Rows from a dataset of charts and code

::::::::::

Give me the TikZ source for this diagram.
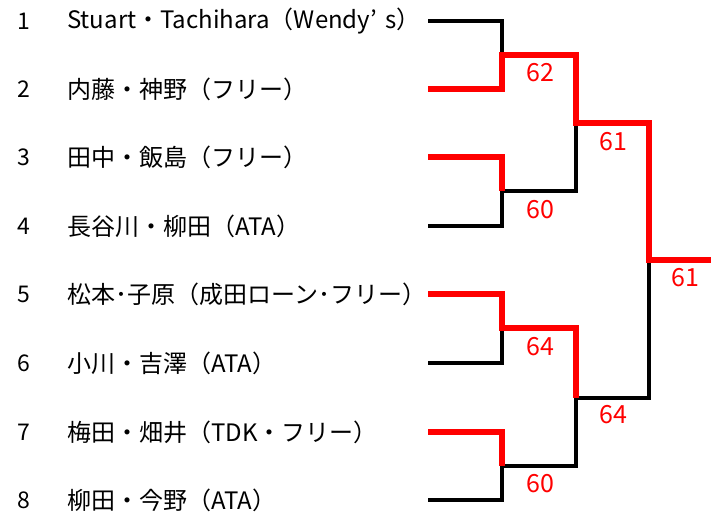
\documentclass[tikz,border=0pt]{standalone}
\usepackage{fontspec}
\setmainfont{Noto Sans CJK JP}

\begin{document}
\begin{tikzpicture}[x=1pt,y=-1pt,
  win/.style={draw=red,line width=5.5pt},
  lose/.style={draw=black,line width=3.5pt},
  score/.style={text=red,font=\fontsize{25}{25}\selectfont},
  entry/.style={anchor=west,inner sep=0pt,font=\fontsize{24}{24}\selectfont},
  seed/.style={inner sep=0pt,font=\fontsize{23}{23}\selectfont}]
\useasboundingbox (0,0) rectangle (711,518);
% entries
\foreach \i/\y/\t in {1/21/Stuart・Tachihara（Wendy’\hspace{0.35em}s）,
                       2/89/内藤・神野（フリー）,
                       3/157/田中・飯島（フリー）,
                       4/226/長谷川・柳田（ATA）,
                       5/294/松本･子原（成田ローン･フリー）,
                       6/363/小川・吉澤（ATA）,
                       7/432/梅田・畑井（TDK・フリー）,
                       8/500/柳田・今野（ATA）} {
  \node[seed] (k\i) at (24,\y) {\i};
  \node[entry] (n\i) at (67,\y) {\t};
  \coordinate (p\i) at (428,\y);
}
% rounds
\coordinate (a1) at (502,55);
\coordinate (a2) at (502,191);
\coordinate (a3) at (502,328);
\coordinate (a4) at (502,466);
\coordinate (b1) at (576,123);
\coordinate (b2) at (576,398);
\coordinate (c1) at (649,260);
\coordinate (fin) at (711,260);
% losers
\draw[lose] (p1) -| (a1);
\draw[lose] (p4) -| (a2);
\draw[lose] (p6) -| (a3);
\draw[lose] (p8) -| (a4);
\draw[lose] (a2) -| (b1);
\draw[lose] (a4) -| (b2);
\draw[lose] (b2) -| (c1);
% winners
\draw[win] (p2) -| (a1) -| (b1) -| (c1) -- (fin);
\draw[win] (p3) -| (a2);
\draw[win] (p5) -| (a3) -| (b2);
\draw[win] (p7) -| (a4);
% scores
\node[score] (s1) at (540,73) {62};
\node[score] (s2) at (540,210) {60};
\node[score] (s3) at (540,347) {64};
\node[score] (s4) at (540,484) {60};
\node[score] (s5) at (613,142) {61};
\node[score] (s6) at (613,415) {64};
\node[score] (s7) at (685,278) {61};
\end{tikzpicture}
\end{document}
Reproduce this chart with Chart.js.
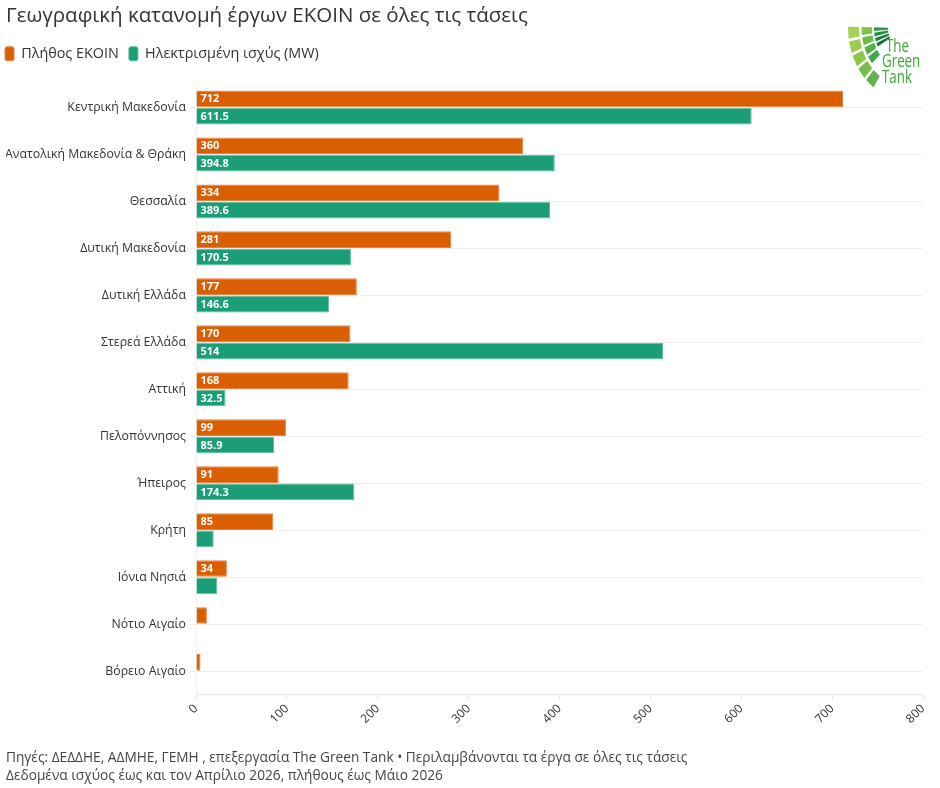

::::::::::

Send back the data above word for word, with the pictures left out.

Give me the TikZ source for this diagram.
\documentclass[tikz,border=0pt]{standalone}
\usepackage{fontspec}
\setmainfont{Noto Sans CJK JP}

\begin{document}
\begin{tikzpicture}[x=1pt,y=-1pt,
  win/.style={draw=red,line width=5.5pt},
  lose/.style={draw=black,line width=3.5pt},
  score/.style={text=red,font=\fontsize{25}{25}\selectfont},
  entry/.style={anchor=west,inner sep=0pt,font=\fontsize{24}{24}\selectfont},
  seed/.style={inner sep=0pt,font=\fontsize{23}{23}\selectfont}]
\useasboundingbox (0,0) rectangle (711,518);
% entries
\foreach \i/\y/\t in {1/21/Stuart・Tachihara（Wendy’\hspace{0.35em}s）,
                       2/89/内藤・神野（フリー）,
                       3/157/田中・飯島（フリー）,
                       4/226/長谷川・柳田（ATA）,
                       5/294/松本･子原（成田ローン･フリー）,
                       6/363/小川・吉澤（ATA）,
                       7/432/梅田・畑井（TDK・フリー）,
                       8/500/柳田・今野（ATA）} {
  \node[seed] (k\i) at (24,\y) {\i};
  \node[entry] (n\i) at (67,\y) {\t};
  \coordinate (p\i) at (428,\y);
}
% rounds
\coordinate (a1) at (502,55);
\coordinate (a2) at (502,191);
\coordinate (a3) at (502,328);
\coordinate (a4) at (502,466);
\coordinate (b1) at (576,123);
\coordinate (b2) at (576,398);
\coordinate (c1) at (649,260);
\coordinate (fin) at (711,260);
% losers
\draw[lose] (p1) -| (a1);
\draw[lose] (p4) -| (a2);
\draw[lose] (p6) -| (a3);
\draw[lose] (p8) -| (a4);
\draw[lose] (a2) -| (b1);
\draw[lose] (a4) -| (b2);
\draw[lose] (b2) -| (c1);
% winners
\draw[win] (p2) -| (a1) -| (b1) -| (c1) -- (fin);
\draw[win] (p3) -| (a2);
\draw[win] (p5) -| (a3) -| (b2);
\draw[win] (p7) -| (a4);
% scores
\node[score] (s1) at (540,73) {62};
\node[score] (s2) at (540,210) {60};
\node[score] (s3) at (540,347) {64};
\node[score] (s4) at (540,484) {60};
\node[score] (s5) at (613,142) {61};
\node[score] (s6) at (613,415) {64};
\node[score] (s7) at (685,278) {61};
\end{tikzpicture}
\end{document}
Reproduce this chart with Chart.js.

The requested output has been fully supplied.